Interrogé sur le rapprochement de l’UNSA, un temps évoqué, avec d’autres syndicats réformistes, Laurent Escure répond que le congrès de Rennes « ne sera pas un congrès de dissolution » et réaffirme la volonté de voir son organisation reconnue représentative au niveau national : « Nous avons choisi une voie réaliste dans nos relations avec la CFDT et la CFTC notamment. Sur tous les grands dossiers, les syndicats qui partagent la même vision du syndicalisme doivent travailler de manière plus rapprochée. Mais nous restons en concurrence sur le terrain, dans les entreprises. L’enjeu c’est de concilier ce besoin de travailler en commun avec des organisations par ailleurs concurrentes », résume-t-il.

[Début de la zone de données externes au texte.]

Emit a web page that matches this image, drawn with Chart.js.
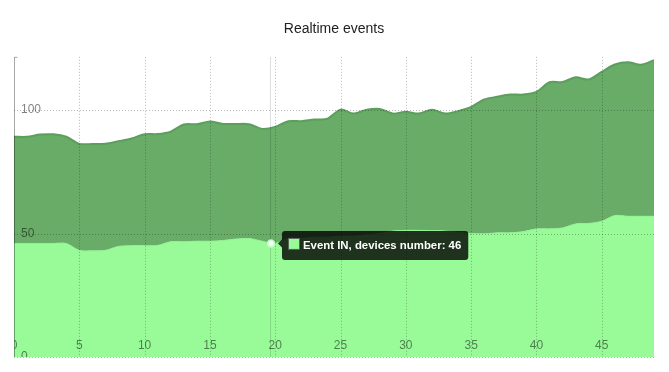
<!DOCTYPE html>
<html>
<head>
<meta charset="utf-8">
<script src="https://cdn.jsdelivr.net/npm/chart.js@4.4.4/dist/chart.umd.min.js"></script>
<style>
  html, body { margin: 0; padding: 0; background: #fff; }
  #wrap { width: 669px; height: 372px; }
</style>
</head>
<body>
<div id="wrap"><canvas id="chart" width="669" height="372"></canvas></div>
<script>
// x positions (seconds in the realtime window)
const xValues = [
  0, 1, 2, 3, 4, 5, 6, 7, 8, 9,
  10, 11, 12, 13, 14, 15, 16, 17, 18, 19,
  20, 21, 22, 23, 24, 25, 26, 27, 28, 29,
  30, 31, 32, 33, 34, 35, 36, 37, 38, 39,
  40, 41, 42, 43, 44, 45, 46, 47, 48, 49
]

// devices per event type
const eventsIn = [
  46, 46, 46, 46, 46, 43.2, 43, 43.2, 44.8, 45.1,
  45.1, 45.2, 46.7, 46.7, 46.9, 46.9, 47.2, 47.8, 48, 46.9,
  46, 48, 48, 48.5, 48.5, 49, 49, 49.5, 50, 51,
  51.3, 51.3, 51.2, 51, 50.5, 50, 49.9, 50.3, 50.3, 50.8,
  51.9, 51.9, 52.3, 53.9, 54.1, 55, 57.3, 57, 57, 57
]
const eventsOut = [
  43.2, 43.2, 44.1, 44.2, 43.2, 43.1, 43.3, 43.2, 42.6, 43.4,
  45.1, 45.1, 44.6, 47.5, 47.4, 48.5, 47.2, 46.6, 46.3, 45.5,
  47.2, 47.5, 47.5, 47.7, 48, 51.2, 49.6, 50.7, 50.5, 47.6,
  48, 47.3, 49, 47.6, 49.1, 51.3, 54.4, 55.1, 56, 55.5,
  55.5, 59.4, 59.1, 59.4, 58.3, 60.5, 61.2, 62.4, 61.4, 63.2
]

const xTicks = [0, 5, 10, 15, 20, 25, 30, 35, 40, 45]
const yTicks = [0, 50, 100]

// mouse position of the hover detail and the point it snapped to
const hoverX = 19.6
const hoverIndex = 20

const FONT = '"Liberation Sans", Arial, Helvetica, sans-serif'

// Rickshaw-like grid, axis labels and hover detail
const rickshawOverlay = {
  id: "rickshawOverlay",
  afterDatasetsDraw(chart) {
    const ctx = chart.ctx
    const area = chart.chartArea
    const xs = chart.scales.x
    const ys = chart.scales.y

    ctx.save()

    // dotted grid
    ctx.strokeStyle = "rgba(0, 0, 0, 0.28)"
    ctx.lineWidth = 1
    ctx.setLineDash([1, 2])
    xTicks.forEach(t => {
      if (t === 0) return
      const px = Math.round(xs.getPixelForValue(t)) + 0.5
      ctx.beginPath()
      ctx.moveTo(px, area.top)
      ctx.lineTo(px, area.bottom)
      ctx.stroke()
    })
    yTicks.forEach(t => {
      const py = Math.round(ys.getPixelForValue(t)) + 0.5
      ctx.beginPath()
      ctx.moveTo(area.left, py)
      ctx.lineTo(area.right, py)
      ctx.stroke()
    })
    ctx.setLineDash([])

    // y axis domain line
    const ax = Math.round(area.left) + 0.5
    ctx.strokeStyle = "rgba(0, 0, 0, 0.35)"
    ctx.beginPath()
    ctx.moveTo(ax + 3, area.top + 0.5)
    ctx.lineTo(ax, area.top + 0.5)
    ctx.lineTo(ax, area.bottom)
    ctx.stroke()

    // labels, clipped to the plot
    ctx.beginPath()
    ctx.rect(area.left, area.top, area.right - area.left, area.bottom - area.top)
    ctx.clip()
    ctx.font = "12px " + FONT
    ctx.fillStyle = "rgba(0, 0, 0, 0.5)"
    ctx.textBaseline = "middle"
    ctx.textAlign = "left"
    yTicks.forEach(t => {
      ctx.fillText(String(t), area.left + 7, ys.getPixelForValue(t))
    })
    ctx.textAlign = "center"
    xTicks.forEach(t => {
      ctx.fillText(String(t), xs.getPixelForValue(t), area.bottom - 11)
    })
    ctx.restore()

    // hover line
    ctx.save()
    const hx = xs.getPixelForValue(hoverX)
    ctx.strokeStyle = "rgba(0, 0, 0, 0.13)"
    ctx.lineWidth = 1
    ctx.beginPath()
    ctx.moveTo(Math.round(hx) + 0.5, area.top)
    ctx.lineTo(Math.round(hx) + 0.5, area.bottom)
    ctx.stroke()

    // hover dot
    const value = eventsIn[hoverIndex]
    const hy = ys.getPixelForValue(value)
    ctx.fillStyle = "#ffffff"
    ctx.strokeStyle = "rgba(200, 255, 200, 0.9)"
    ctx.lineWidth = 2
    ctx.beginPath()
    ctx.arc(hx + 1, hy, 3.2, 0, Math.PI * 2)
    ctx.fill()
    ctx.stroke()

    // tooltip box
    const label = chart.data.datasets[0].label + ", devices number: " + value
    ctx.font = "bold 11.4px " + FONT
    const tw = ctx.measureText(label).width
    const bx = hx + 12
    const by = hy - 12.5
    const bw = tw + 28
    const bh = 29
    ctx.fillStyle = "rgba(0, 0, 0, 0.8)"
    ctx.beginPath()
    ctx.roundRect(bx, by, bw, bh, 3)
    ctx.fill()
    ctx.beginPath()
    ctx.moveTo(bx, hy - 4)
    ctx.lineTo(bx - 4, hy)
    ctx.lineTo(bx, hy + 4)
    ctx.closePath()
    ctx.fill()

    ctx.fillStyle = chart.data.datasets[0].backgroundColor
    ctx.strokeStyle = "rgba(255, 255, 255, 0.25)"
    ctx.lineWidth = 1
    ctx.fillRect(bx + 7, by + 8, 10, 10)
    ctx.strokeRect(bx + 6.5, by + 7.5, 11, 11)

    ctx.fillStyle = "#ffffff"
    ctx.textAlign = "left"
    ctx.textBaseline = "middle"
    ctx.fillText(label, bx + 21, by + 14.5)
    ctx.restore()
  }
}

const ctx = document.getElementById("chart").getContext("2d")

new Chart(ctx, {
  type: "line",
  data: {
    datasets: [
      {
        label: "Event IN",
        data: xValues.map((x, i) => ({ x: x, y: eventsIn[i] })),
        backgroundColor: "#98fb98",
        borderColor: "#93f093",
        borderWidth: 1,
        fill: "origin",
        tension: 0.3,
        pointRadius: 0
      },
      {
        label: "Event OUT",
        data: xValues.map((x, i) => ({ x: x, y: eventsOut[i] })),
        backgroundColor: "#68ac68",
        borderColor: "#5c9e5c",
        borderWidth: 2,
        fill: "-1",
        tension: 0.3,
        pointRadius: 0
      }
    ]
  },
  options: {
    responsive: false,
    animation: false,
    events: [],
    layout: { padding: { left: 14, right: 15, top: 0, bottom: 15 } },
    plugins: {
      legend: { display: false },
      tooltip: { enabled: false },
      title: {
        display: true,
        text: "Realtime events",
        color: "#222",
        font: { family: FONT, size: 14, weight: "normal" },
        padding: { top: 21, bottom: 19 }
      }
    },
    scales: {
      x: { type: "linear", min: 0, max: 49, display: false },
      y: { stacked: true, min: 0, max: 121.6, display: false }
    }
  },
  plugins: [rickshawOverlay]
})
</script>
</body>
</html>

S’agissant d’éventuels ajustement à apporter à la mesure de la représentativité syndicale, le futur secrétaire général de l’UNSA a déjà forgé son avis : « Il ne faut pas bousculer un équilibre de représentativité qui semble fonctionner. Mais nous défendons un cumul des représentativités entre les votes exprimés dans le privé et le public, ajoute Laurent Escure. Quand on ouvre les grands sujets des risques psychosociaux dans le monde du travail, les problématiques de troubles musculo-squelettiques sont les mêmes dans le public ou le privé. Cela aurait du sens pour les travailleurs, qu’ils soient dans le privé ou le public, d’être représentés plus largement. Et lorsque l’on réunit public et privé, notre organisation est à 7,19% de représentativité, autrement dit pas loin de la CFTC qui doit être à 7,40% ». Pour appuyer cet argument, le nouveau bureau de l’UNSA sera doublement paritaire : sept femmes et sept hommes, sept membres du privé, et sept du public. »Le Président a tort de penser que c’est parce que l’on a le pouvoir que l’on a raison »

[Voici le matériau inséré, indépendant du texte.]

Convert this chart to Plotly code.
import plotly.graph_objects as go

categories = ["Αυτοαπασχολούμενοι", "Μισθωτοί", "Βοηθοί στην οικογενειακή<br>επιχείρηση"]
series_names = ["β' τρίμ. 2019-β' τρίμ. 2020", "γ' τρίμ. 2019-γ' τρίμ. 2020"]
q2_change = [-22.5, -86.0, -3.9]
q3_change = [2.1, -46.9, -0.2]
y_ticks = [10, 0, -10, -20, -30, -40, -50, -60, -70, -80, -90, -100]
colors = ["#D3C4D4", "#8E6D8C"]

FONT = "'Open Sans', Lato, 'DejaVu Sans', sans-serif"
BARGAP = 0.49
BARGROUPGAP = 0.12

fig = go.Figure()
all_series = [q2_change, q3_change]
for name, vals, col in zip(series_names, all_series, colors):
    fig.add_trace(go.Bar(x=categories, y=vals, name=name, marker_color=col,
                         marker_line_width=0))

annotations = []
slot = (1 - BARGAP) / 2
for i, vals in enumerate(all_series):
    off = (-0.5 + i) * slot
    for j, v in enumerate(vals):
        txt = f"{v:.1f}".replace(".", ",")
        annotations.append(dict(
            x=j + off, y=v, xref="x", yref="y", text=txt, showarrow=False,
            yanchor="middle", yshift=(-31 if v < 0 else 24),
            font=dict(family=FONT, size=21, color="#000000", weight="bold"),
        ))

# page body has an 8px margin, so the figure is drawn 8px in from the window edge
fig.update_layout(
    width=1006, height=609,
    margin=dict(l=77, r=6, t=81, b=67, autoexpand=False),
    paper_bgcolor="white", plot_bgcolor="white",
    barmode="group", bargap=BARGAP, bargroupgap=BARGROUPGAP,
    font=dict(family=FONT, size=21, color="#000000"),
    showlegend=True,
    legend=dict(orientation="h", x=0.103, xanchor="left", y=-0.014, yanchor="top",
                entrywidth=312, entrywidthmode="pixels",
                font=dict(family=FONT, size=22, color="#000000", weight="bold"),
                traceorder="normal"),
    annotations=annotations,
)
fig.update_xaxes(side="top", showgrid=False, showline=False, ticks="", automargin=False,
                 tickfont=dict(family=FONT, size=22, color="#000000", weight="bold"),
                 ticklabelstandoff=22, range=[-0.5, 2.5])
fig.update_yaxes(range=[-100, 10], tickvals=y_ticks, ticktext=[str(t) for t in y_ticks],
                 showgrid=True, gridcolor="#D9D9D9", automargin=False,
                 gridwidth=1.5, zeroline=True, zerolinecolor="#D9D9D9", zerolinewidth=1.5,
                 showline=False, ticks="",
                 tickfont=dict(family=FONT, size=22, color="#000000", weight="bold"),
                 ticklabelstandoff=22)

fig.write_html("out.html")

Mais ces réflexions sur la représentativité nationale a-t-elle encore du sens, dans la mesure où Emmanuel Macron invite depuis le début de son quinquennat les syndicats à se concentrer sur les niveaux de l’entreprise et de la branche ? « On voit quand même un infléchissement depuis le début du mouvement des gilets jaunes, notamment via le grand débat, rétorque Laurent Escure. La question reste de savoir si l’on remet le syndicalisme au cœur de la gestion paritaire. Mais je suis persuadé que le syndicalisme survivra à la présidence d’Emmanuel Macron. Le contraire serait à mon sens une menace pour la démocratie. Le risque serait une résurgence forte des corporatismes ». « Le Président a tort de penser que c’est parce que l’on a le pouvoir que l’on a raison, met en garde Luc Bérille. Les accrocs de la première partie de son mandat en sont la preuve. On risque aussi de le voir à travers la reprise en main de l’assurance chômage par l’Etat. Je crois que le Président a un peu de mal à convaincre les citoyens français que le social est une question mineure. Il a le pouvoir, c’est indiscutable, mais la messe n’est pas encore dite sur ce point ».

Le parcours de Laurent Escure
Depuis mars 2018 : secrétaire national de l’UNSA chargé de l’action revendicative ;2012-2018 : secrétaire général de l’UNSA éducation et secrétaire général de l’UNSA fonction publique ;2007-2012 : secrétaire national du SE-UNSA et secrétaire général du comité national d’action laïque ;1999-2007 : responsable régional de l’UNSA éducation et de l’UNSA en Midi-Pyrénées ;1994-1999 : responsable associatif et chef de projet « Action santé » ;1988-1994 : responsable local et national de l’UNEF.